XTC-3D Epoxy Coating

The striations inherent in the DIY-grade 3D printing process don’t bother me all that much, but I got some XTC-3D epoxy to see what I’ve been missing. The impressive scrap pile from the badge reel holder provided test pieces:

XTC-3D Epoxy - test pieces - holders
XTC-3D Epoxy – test pieces – holders

If I were serious, I’d figure out a better way to hold the parts. For now, I jammed a watch crab into the back and trapped the bezel on a watch holder, but … ick.

Weighing the components seems the least-awful way to get the small quantities I need. The instructions recommend 100:43 by weight of resin (A) : hardener (B):

XTC-3D Epoxy - weighing pan
XTC-3D Epoxy – weighing pan

For these tiny parts, 2 g + 0.9 g was way too much and 1 g + 0.4 g seemed entirely adequate. If you slowly drool resin into the pan, drool slightly less than half that much hardener, and it’ll be about as close as you can get. The hardener is much less viscous than the resin: drool carefully.

The stuff might be self-leveling on larger parts, but on these small surfaces it’s better (IMO) to dry-brush multiple layers: you can see thicker and thinner sections in the first picture. The recoat time runs about 1-½ h.

The instructions recommend acetone or denatured alcohol as a thinning agent, at 10 to 25% of the resin volume, with curing times up to 24 h.
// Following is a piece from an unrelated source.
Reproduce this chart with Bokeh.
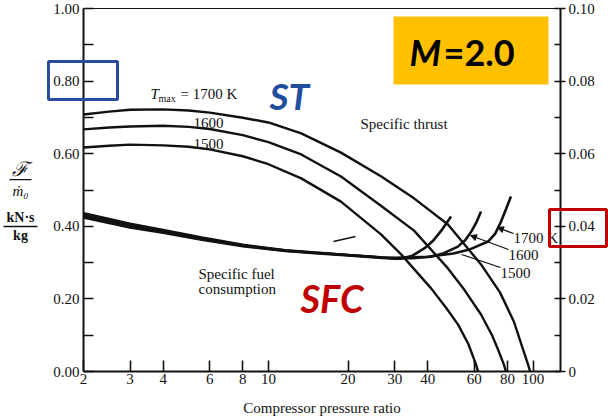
import math
from bokeh.plotting import figure
from bokeh.models import (Range1d, LinearAxis, LogAxis, FixedTicker, CustomJSTickFormatter,
                          PrintfTickFormatter, Label, BoxAnnotation, Arrow, NormalHead)
from bokeh.embed import file_html
from bokeh.resources import INLINE

# ---------------- data ----------------
x_ticks = [2, 3, 4, 6, 8, 10, 20, 30, 40, 60, 80, 100]
st_ticks = [0, 0.2, 0.4, 0.6, 0.8, 1.0]
st_minor = [0.1, 0.3, 0.5, 0.7, 0.9]
sfc_ticks = [0, 0.02, 0.04, 0.06, 0.08, 0.10]
sfc_minor = [0.01, 0.03, 0.05, 0.07, 0.09]

# specific thrust (kN*s/kg), left axis
st_1700_pr = [2, 2.5, 3, 4, 5, 6, 8, 10, 13.3, 18.8, 26.7, 35.5, 47.7, 63.6, 75, 84.6, 91, 95.8, 97.5]
st_1700 = [0.708, 0.716, 0.721, 0.722, 0.719, 0.713, 0.699, 0.686, 0.656, 0.603, 0.537, 0.477, 0.405, 0.295, 0.218, 0.138, 0.068, 0.019, 0.0]
st_1600_pr = [2, 2.5, 3, 4, 5, 6, 8, 10, 13.3, 18.8, 26.7, 35.5, 47.7, 55, 63.6, 70, 74, 77.6, 79]
st_1600 = [0.667, 0.672, 0.675, 0.677, 0.674, 0.668, 0.651, 0.632, 0.598, 0.537, 0.456, 0.388, 0.284, 0.225, 0.157, 0.100, 0.058, 0.019, 0.0]
st_1500_pr = [2, 2.5, 3, 4, 5, 6, 8, 10, 13.3, 18.8, 26.7, 31.8, 41.2, 47, 52.1, 57, 60.9, 62]
st_1500 = [0.617, 0.622, 0.625, 0.623, 0.619, 0.612, 0.593, 0.571, 0.532, 0.468, 0.377, 0.322, 0.229, 0.175, 0.129, 0.075, 0.019, 0.0]

# specific fuel consumption, right axis
sfc_1700_pr = [2, 3, 4, 5.6, 8, 11.6, 15, 20, 27, 30, 40, 50, 58, 67.6, 72, 75.7, 79, 82.5]
sfc_1700 = [0.0436, 0.0407, 0.0390, 0.0369, 0.0349, 0.0334, 0.0328, 0.0321, 0.0314, 0.0313, 0.0316, 0.0325, 0.0337, 0.0358, 0.0380, 0.0413, 0.0447, 0.0482]
sfc_1600_pr = [2, 3, 4, 5.6, 8, 11.6, 15, 20, 27, 30, 35, 41, 46, 52, 55.5, 58.5, 61, 63.6]
sfc_1600 = [0.0430, 0.0402, 0.0386, 0.0366, 0.0347, 0.0333, 0.0327, 0.0321, 0.0314, 0.0312, 0.0312, 0.0316, 0.0326, 0.0344, 0.0362, 0.0386, 0.0410, 0.0441]
sfc_1500_pr = [2, 3, 4, 5.6, 8, 11.6, 15, 20, 27, 30, 31.8, 35, 38.8, 42, 45, 49]
sfc_1500 = [0.0424, 0.0397, 0.0382, 0.0363, 0.0345, 0.0332, 0.0326, 0.0320, 0.0313, 0.0311, 0.0311, 0.0319, 0.0339, 0.0361, 0.0388, 0.0427]

# ---------------- layout geometry ----------------
W, H = 608, 419
L, R, T, B = 83, 560, 8, 371          # canvas px of the data box
X0, X1 = 2, 127                        # pressure-ratio span of the box
Y0, Y1 = 0.0, 1.0                      # specific-thrust span of the box
SFC_SCALE = 0.1

dpp = (math.log10(X1) - math.log10(X0)) / (R - L)
x_start = 10 ** (math.log10(X0) - L * dpp)
x_end = 10 ** (math.log10(X1) + (W - R) * dpp)
ypp = (Y1 - Y0) / (B - T)
y_start = Y0 - (H - B) * ypp
y_end = Y1 + T * ypp

SERIF = "Liberation Serif"
INK = "#111111"

p = figure(width=W, height=H, x_axis_type="log",
           x_range=Range1d(x_start, x_end), y_range=Range1d(y_start, y_end),
           output_backend="svg", toolbar_location=None,
           min_border=0, min_border_left=0, min_border_right=0, min_border_top=0, min_border_bottom=0)
p.title.visible = False
p.background_fill_color = "white"
p.border_fill_color = "white"
p.outline_line_color = None
p.xgrid.visible = False
p.ygrid.visible = False


def style_axis(ax):
    ax.axis_line_color = INK
    ax.axis_line_width = 2
    ax.major_tick_line_color = INK
    ax.minor_tick_line_color = INK
    ax.major_tick_line_width = 1.6
    ax.minor_tick_line_width = 1.6
    ax.major_label_text_font = SERIF
    ax.major_label_text_font_size = "15px"
    ax.major_label_text_color = INK


xa = p.xaxis[0]
style_axis(xa)
xa.fixed_location = Y0
xa.bounds = (X0, X1)
xa.ticker = FixedTicker(ticks=x_ticks, minor_ticks=[])
xa.formatter = PrintfTickFormatter(format="%d")
xa.major_tick_in = 11
xa.major_tick_out = 0
xa.major_label_standoff = 2
xa.axis_label = "Compressor pressure ratio"
xa.axis_label_text_font = SERIF
xa.axis_label_text_font_style = "normal"
xa.axis_label_text_font_size = "15px"
xa.axis_label_text_color = INK
xa.axis_label_standoff = 13

ya = p.yaxis[0]
style_axis(ya)
ya.fixed_location = X0
ya.bounds = (Y0, Y1)
ya.ticker = FixedTicker(ticks=st_ticks, minor_ticks=st_minor)
ya.formatter = PrintfTickFormatter(format="%.2f")
ya.major_tick_in = 10
ya.major_tick_out = 0
ya.minor_tick_in = 10
ya.minor_tick_out = 0
ya.major_label_standoff = 4

p.extra_y_ranges = {"sfc": Range1d(y_start * SFC_SCALE, y_end * SFC_SCALE)}
ra = LinearAxis(y_range_name="sfc")
style_axis(ra)
ra.fixed_location = X1
ra.bounds = (Y0 * SFC_SCALE, Y1 * SFC_SCALE)
ra.ticker = FixedTicker(ticks=sfc_ticks, minor_ticks=sfc_minor)
ra.formatter = CustomJSTickFormatter(code="return tick == 0 ? '0' : tick.toFixed(2);")
ra.major_tick_in = 6
ra.major_tick_out = 5
ra.minor_tick_in = 6
ra.minor_tick_out = 0
ra.major_label_standoff = 3
p.add_layout(ra, "right")

ta = LogAxis(fixed_location=Y1, bounds=(X0, X1), ticker=FixedTicker(ticks=[], minor_ticks=[]))
ta.axis_line_color = INK
ta.axis_line_width = 1.2
ta.major_label_text_alpha = 0
p.add_layout(ta, "above")

# ---------------- curves ----------------
for xs, ys in [(st_1700_pr, st_1700), (st_1600_pr, st_1600), (st_1500_pr, st_1500)]:
    p.line(xs, ys, line_color=INK, line_width=2.4)
for xs, ys in [(sfc_1700_pr, sfc_1700), (sfc_1600_pr, sfc_1600), (sfc_1500_pr, sfc_1500)]:
    p.line(xs, ys, line_color=INK, line_width=2.6, y_range_name="sfc")


# ---------------- annotations (canvas px -> screen units) ----------------
def sx(cx):
    return cx


def sy(cy):
    return H - cy


def lab(cx, cy, text, size="15px", font=SERIF, style="normal", color=INK, align="left", base="middle"):
    p.add_layout(Label(x=sx(cx), y=sy(cy), x_units="screen", y_units="screen", text=text,
                       text_font=font, text_font_size=size, text_font_style=style,
                       text_color=color, text_align=align, text_baseline=base))


def seg(x0, y0, x1, y1, head=False, width=1.3):
    p.add_layout(Arrow(x_start=sx(x0), y_start=sy(y0), x_end=sx(x1), y_end=sy(y1),
                       start_units="screen", end_units="screen",
                       end=NormalHead(size=6, fill_color=INK, line_color=INK) if head else None,
                       line_color=INK, line_width=width))


def box(x0, y0, x1, y1, **kw):
    p.add_layout(BoxAnnotation(left=sx(x0), right=sx(x1), top=sy(y0), bottom=sy(y1),
                               left_units="screen", right_units="screen",
                               top_units="screen", bottom_units="screen", **kw))


# T_max label and curve labels
lab(150, 93, "T", style="italic")
lab(158, 98, "max", size="10px")
lab(180, 93, "= 1700 K")
lab(193, 122, "1600")
lab(193, 143, "1500")
lab(360, 123, "Specific thrust")
lab(198, 273, "Specific fuel")
lab(198, 288, "consumption")
lab(513, 237, "1700 K")
lab(508, 254, "1600")
lab(500, 272, "1500")
seg(513, 233, 497, 227, head=True)
seg(508, 249, 470, 235, head=True)
seg(500, 267, 461, 254)
seg(333, 241, 355, 236)

# left axis title (two stacked fractions)
lab(19, 168, "ℱ", size="20px", style="italic", align="center")
box(9, 178.4, 31, 179.8, fill_color=INK, fill_alpha=1, line_alpha=0)
lab(20, 190, "ṁ₀", size="15px", style="italic", align="center")
lab(20, 217, "kN·s", size="14px", style="bold", align="center")
box(3, 225.3, 37, 226.7, fill_color=INK, fill_alpha=1, line_alpha=0)
lab(20, 235, "kg", size="14px", style="bold", align="center")

# highlight boxes
box(48, 61, 117, 99, fill_alpha=0, line_color="#2A4BA0", line_alpha=1, line_width=3)
box(549, 209, 606, 246, fill_alpha=0, line_color="#C00000", line_alpha=1, line_width=3)
box(393, 16, 548, 84, fill_color="#FFC000", fill_alpha=1, line_alpha=0)

lab(409, 51, "M", size="36px", font="Lato", style="bold italic", color="#000000")
lab(443, 51, "=2.0", size="36px", font="Lato", style="bold", color="#000000")
lab(269, 95, "ST", size="37px", font="Lato", style="bold italic", color="#1F4E9E")
lab(300, 297, "SFC", size="38px", font="Lato", style="bold italic", color="#C00000")

open("out.html", "w").write(file_html(p, INLINE))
Alcohol seems less likely to produce Bad Results, because it won’t evaporate instantly. Neither will affect PETG, but if you’re using another plastic, keep its solvent list in mind.

I tried alcohol with a by-weight amounts around 0.7 : 0.3 : 0.3 g, obviously overshooting both the hardener and the alcohol by a few drops. The end result resembled thick water, brushed on easily, and penetrated the surface easily.

A first coat of thinned epoxy should fill voids and unify the surface without changing the dimensions very much, with subsequent coats leveling the striations.

More pix after more layers and more curing …

6 thoughts on “XTC-3D Epoxy Coating

  1. I’ll be interested to see your results. I wonder if that isn’t just urethane resin, neatly packaged. Since they advertise their colorant das urethane tint. Would be interesting for those of us here on the other side of the pond who pay a premium on top of the premium. ;-)

    1. The MSDS says it’s epoxy and it definitely smells that way, but I don’t see anything particularly special about it. In fact, they mention that it’s slightly yellower than their “Tarbender” table-top-coating clear epoxy, although AFAICT it’s less yellow than ordinary “clear” epoxy.

  2. I’ve tried this product on a few of my parts and considering the effort, time required and final result, my takeaway was that there has to be a better way.

    1. Aye!

      If I were making presentation-quality art objects, rather than techie tchotchkies, I’d be more enthusiastic. Then again, I’d also need the manual skills required to create high-quality surface finishes, rather than my usual bash-to-fit, file-to-hide, skip-the-paint techniques.

  3. I’ve been playing around with epoxy coating some more lately. Ratio is actually 100:42, not that it matters. And an oven set to 170 F (the lowest mine will go) cures it fully in 15 minutes.